064 – Passeio Noturno de Bicicleta
Outra aventura. Foi das raras vezes que andei de bicicleta à noite, na Índia. Senti-me perfeitamente protegida: era uma terra pequena e eu era hóspede do Thakur Inder Singh. É algo completamente descabido, imaginar que me fariam mal numa aldeia, e ainda por cima “protégée” do Thakur.
E porque foi então uma aventura? Por dois motivos:
Primeiro, porque não via patavina à minha frente, muitas das vezes. A ponto de uma camioneta que estava estacionada ter acendido as luzes só para eu ver o caminho, senão ainda ia contra eles. Nem sabia onde virava a rua, quanto mais quem estava ali estacionado. O meu receio era atropelar alguém, ou ir contra uma vaca. Ela podia não gostar e uma marrada daqueles cornos enormes não deve ser brincadeira.
Segundo, porque já tomei o gosto a entrar nas casas das pessoas, e aqui mantive a proeza. Também vos digo: não sei quem ficava mais contente, se eu (por ser convidada, e entrar logo, claro) ou se as pessoas (por me convidarem e eu entrar de imediato, sem me fazer rogada). Era uma festa autêntica, reunia-se logo muita gente. Já começo a estar habituada. A bicicleta ficava à porta, e por esta eu receava um pouco, não por ma roubarem, mas por estragarem algo com a curiosidade de experimentá-la. Ah pois, ainda falta essa: não era só eu, como turista, que suscitava a curiosidade, era também a bicicleta. Para nós é um modelo normalíssimo, todavia na Índia muitas pessoas nunca tinham visto sequer uma com mudanças. Por vezes pediam-me para eu andar e mostrar-lhes como mudavam. É que se me estragassem a bicicleta nem teria onde arranjá-la, nem poderia encontrar facilmente outra idêntica. Esta veio de Delhi e pertence à agência de viagens. E andar na Índia sem bicicleta não é a mesma coisa…

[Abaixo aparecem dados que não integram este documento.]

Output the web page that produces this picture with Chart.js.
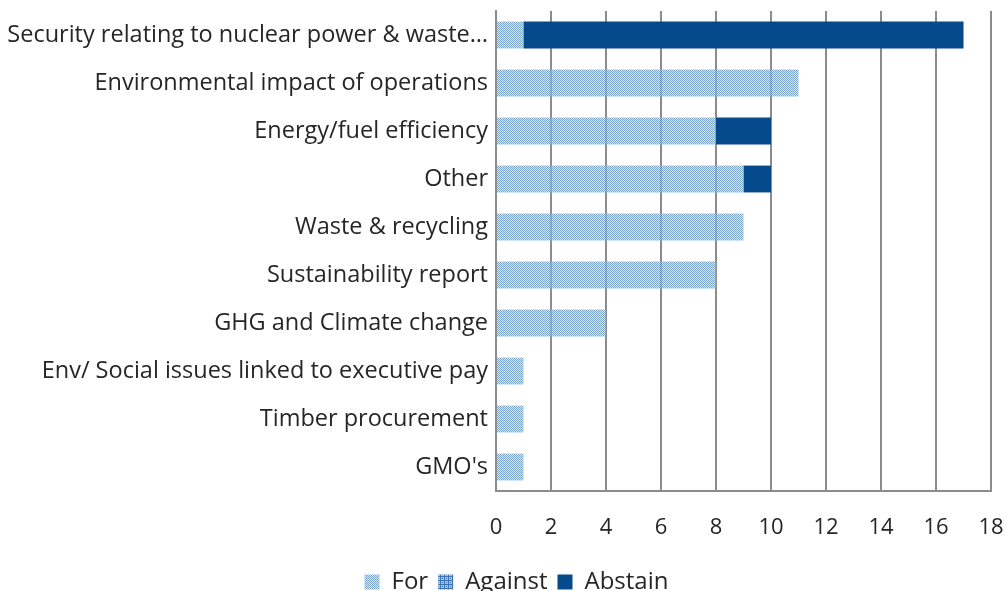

Parece que está tudo iluminado, mas não está – foi o flash da máquina que me fez descobrir que estavam ali oito pessoas e uma vaca. Não há iluminação nas ruas, claro, já é uma sorte ter eletricidade dentro de casa, quanto mais exterior.
Aqui estou eu a ser apaparicada por este grupo de mulheres. Queriam que eu comesse com elas. Infelizmente não pude, como já é sabido. E a cara que estou a fazer deve-se ao facto de o rapaz que está a tirar a foto já ir na terceira ou quarta tentativa. Não se entendia com a máquina. A questão é que ele tinha de pressionar o botão durante algum tempo. Se clicasse apenas uma vez, rapidamente, a máquina disparava uma luz, mas era apenas para conseguir ver e focar. Ora convenciam-se todos de que já tinha tirado a foto. Agora vejam bem: como explicar que ele tinha de manter o dedo a pressionar o botão, durante algum tempo? Sim, digam-me lá como se explica isto? Eu não falo hindi, eles não falam inglês. O rapaz, coitado, bem que clicava no botão certo, mas a foto não havia maneira de sair. E depois, também, fazê-los perceber que não há foto. A luz que viram é apenas para focar. Enfim, o que é certo é que a foto saiu. E eu fiquei ensinada a não fazer caretas, mesmo que vá na trigésima tentativa… há que sorrir ou pelo menos pôr um ar mais normal. A senhora ao meu lado ficou a sorrir, ainda aguentou os dez flashes que levou antes daquele… Valente e sempre composta, é assim mesmo.
Fui-me metendo com as pessoas, parei à porta de outras, algumas sabiam algumas palavras em inglês. Bastava eu parar que vinham logo ter comigo. De vez em quando eu repetia a minha brincadeira de imitar as suas palavras, muito rapidamente, às vezes frases inteiras. Olhavam para mim, em silêncio, tentando perceber o que eu disse. E eu a olhar para eles, a ver se me tinha saído bem. Afinal de contas eu devia imitar algumas sílabas bem, não? Eles portanto perceberiam uma palavra ou duas, mas o resto era tudo mal dito, e eles bem que tentavam deslindar a minha estranha pronúncia indiana, até perceberem, uma vez mais, que eu estava a brincar, e desatarmos todos a rir à gargalhada.